Avrete notato, credo, il moltiplicarsi di programmi tv basati su una competizione esasperata che conduce ad una sistematica, progressiva eliminazione.
La formula è sempre la stessa: cantanti, cuochi, parrucchieri, pasticcieri, ballerini ecc. si sottopongono al giudizio – spesso spietato, sempre severo – di sedicenti giudici.
Da notare che i giudici, spesso semi-sconosciuti al grande pubblico, il cui verdetto è inappellabile, sono investiti di un’autorità (dato che della loro autorevolezza nulla è dato a sapere) assoluta.
Lo “spettacolo” funziona così: gli esaminandi si sottopongono a prove anche molto dure, la competizione è feroce perché il “gioco” è a eliminazione, non esistono squadre perché il vincitore può essere solo un individuo e i gruppi che occasionalmente si formano hanno una vita solo funzionale alla selezione dei singoli.
I giudici usano – si noti, ciò accade in ogni programma – una durezza ostentata, una spietatezza programmatica e spiccia.
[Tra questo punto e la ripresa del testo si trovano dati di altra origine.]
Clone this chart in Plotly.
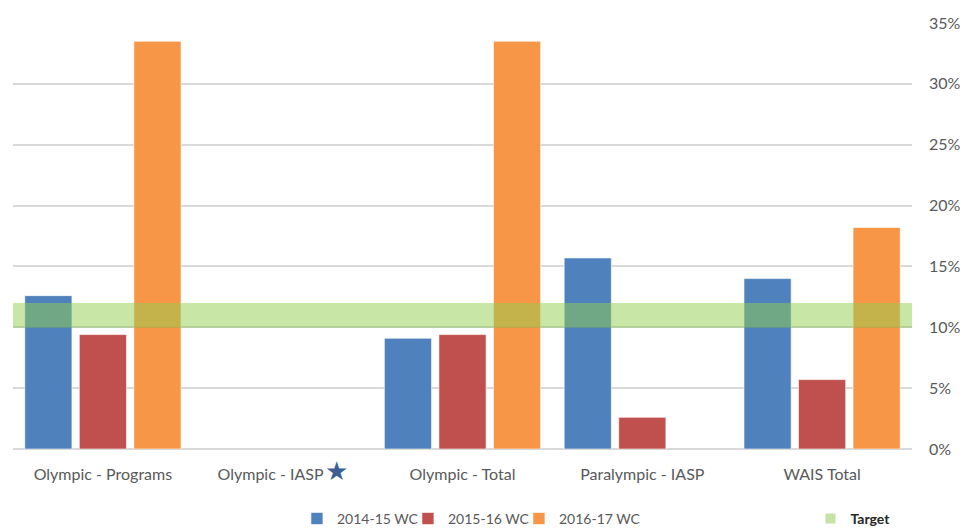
import plotly.graph_objects as go

# Category labels along the x axis
categories = [
    "Olympic - Programs",
    "Olympic - IASP",
    "Olympic - Total",
    "Paralympic - IASP",
    "WAIS Total",
]
category_labels = [
    "Olympic - Programs",
    "Olympic - IASP<span style='font-size:5px'> </span>"
    "<span style='color:#3e5f93;font-size:26px'>★</span>",
    "Olympic - Total",
    "Paralympic - IASP",
    "WAIS Total",
]

# Values in percent; None where no value was recorded
wc_2014_15 = [12.6, None, 9.1, 15.7, 14.0]
wc_2015_16 = [9.4, None, 9.4, 2.6, 5.7]
wc_2016_17 = [33.5, None, 33.5, None, 18.2]

# Target band (percent)
target_low = 10
target_high = 12

tick_vals = [0, 5, 10, 15, 20, 25, 30, 35]
tick_text = [f"{v}%" for v in tick_vals]

series = [
    ("2014-15 WC", wc_2014_15, "#4f81bd"),
    ("2015-16 WC", wc_2015_16, "#c0504d"),
    ("2016-17 WC", wc_2016_17, "#f79646"),
]

fig = go.Figure()
for name, vals, color in series:
    fig.add_trace(go.Bar(
        x=categories, y=vals, name=name,
        marker=dict(color=color, line=dict(color="rgba(255,255,255,0.6)", width=1)),
        legend="legend",
    ))

# Blank trailing legend slot so the last series label keeps its full width
fig.add_trace(go.Scatter(
    x=[categories[0]], y=[None], name=" ", mode="markers",
    marker=dict(color="rgba(0,0,0,0)", size=1),
    legend="legend", showlegend=True, hoverinfo="skip",
))

# Legend entry for the target band (no visible points)
fig.add_trace(go.Scatter(
    x=[categories[0]], y=[None], name="Target", mode="markers",
    marker=dict(color="#c5e3a4", symbol="square", size=10),
    legend="legend2", showlegend=True,
))

# Target band drawn over the bars
fig.add_shape(
    type="rect", xref="paper", yref="y",
    x0=0, x1=1, y0=target_low, y1=target_high,
    fillcolor="rgba(146,208,80,0.5)",
    line=dict(width=0), layer="above",
)
fig.add_shape(
    type="line", xref="paper", yref="y",
    x0=0, x1=1, y0=target_low, y1=target_low,
    line=dict(color="rgba(120,180,80,0.35)", width=1), layer="above",
)

fig.update_layout(
    width=966, height=530,
    margin=dict(l=13, r=54, t=23, b=81, autoexpand=False),
    paper_bgcolor="white", plot_bgcolor="white",
    showlegend=True,
    barmode="group", bargap=0.09, bargroupgap=0.135,
    font=dict(family="Lato", color="#595959"),
    xaxis=dict(
        tickmode="array", tickvals=categories, ticktext=category_labels,
        tickfont=dict(size=16, color="#595959"),
        showgrid=False, showline=False, ticks="", ticklabelstandoff=14,
    ),
    yaxis=dict(
        side="right", range=[0, 35],
        tickmode="array", tickvals=tick_vals, ticktext=tick_text,
        tickfont=dict(size=16, color="#595959"),
        showgrid=True, gridcolor="#d9d9d9", gridwidth=1.5,
        zeroline=True, zerolinecolor="#d9d9d9", zerolinewidth=2,
        showline=False, ticks="", ticklabelstandoff=16,
    ),
    legend=dict(
        orientation="h", xref="container", yref="container",
        x=0.3074, xanchor="left", y=0.021, yanchor="middle",
        font=dict(size=14, color="#595959"), itemwidth=30,
        entrywidth=66, bgcolor="rgba(0,0,0,0)", traceorder="normal",
    ),
    legend2=dict(
        orientation="h", xref="container", yref="container",
        x=0.839, xanchor="left", y=0.021, yanchor="middle",
        font=dict(size=14, color="#262626", weight="bold"), itemwidth=30,
        bgcolor="rgba(0,0,0,0)",
    ),
)

fig.write_html("out.html")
Talvolta arrivano alla soglia dell’insulto, mentre l’umiliazione è regolare.
L’arroganza è il codice di questi programmi: arroganza esibita dal giudice e subìta come inevitabile e dunque necessaria da parte del candidato.
O si vince o si cade nel nulla: questo è il messaggio di questi programmi e sono sempre più diffusi.
Gli esaminati accettano l’autorità totale dei giudici: chi viene cacciato ha spesso parole molto severe verso se stesso; così come sono esagitate le dichiarazioni: “ce la metterò tutta” o “non posso fallire: questa è la mia vita” o “non la deluderò, chef” ecc.
Perché mi occupo di questa ennesima forma di tv spazzatura che, francamente, fa proprio schifo?
Perché questa tv è la cartina al tornasole, la ricetta della torta avvelenata che ci stanno confezionando sotto la (falsa) motivazione dell’intrattenimento: la televisione disegna e testa la società che il sistema sta imponendo.
Questi programmi non sono “giochi”: sono la struttura imminente della società e del mondo del lavoro.
Servono individui docili, mansueti, che non hanno idea di cosa sia la solidarietà e che vivono sgomitando rabbiosamente in una competitività frenetica.
Chi è al potere vuole il diritto assoluto di giudicare, premiare e selezionare. La cosiddetta meritocrazia è l’infame etichetta che hanno dato alla loro pretesa di scegliere chi premiare, in base a criteri che solo loro decidono e applicano.
Altro messaggio forte che si vuole dare è questo: “se fallisci la colpa è solo tua”, “io ti ho dato l’occasione della tua vita e tu l’hai sprecata”.
Sono vergognose menzogne che servono solo a giustificare il ruolo di potere e negano che il successo sia ottenuto (come invece succede) da infinite vie anche inconfessabili, da mezzi diversi, in modi diversi e la riuscita, in questa nostra società, non dipende che in piccola parte dal reale valore delle persone.
Ma, se si ammettesse questo, cadrebbe come una montagna di fango l’imponente piramide sociale su cui svettano i potenti.
Questa pseudo-ideologia del successo ignora, anzi irride, tutto ciò che sappiamo da secoli sulle dinamiche sociali, sulle influenze dell’ambiente economico e sulle profonde complesse reti causali che modulano la vita degli individui e della società.
Non è affatto vero che vincono solo i migliori ed è ancora più falso che “se sei bravo, prima o poi arrivi al successo”: è una ridicola menzogna, fondata su un agghiacciante darwinismo sociale, rozzo e bestiale.
Certi programmi tv sembrano divertenti passatempi che incentivano l’hobby della cucina o del canto.
In realtà, sono operazioni di manipolazione culturale che stanno sovvertendo valori secolari, creati dall’impegno e dalla fatica di generazioni: solidarietà, collaborazione, consapevolezza, rispetto, autogestione, creatività sono ciarpame che ostacola il progetto di dominio delle classi dominanti.
Obbedienza, sottomissione, arrivismo e servilismo sono le nuove coordinate della società che ci stanno imponendo anche con la forza (repressione, controllo poliziesco, nevrosi normativa) e con la suggestione più o meno evidente di uno “spettacolo” che celebra soltanto l’imbecillità e la violenza.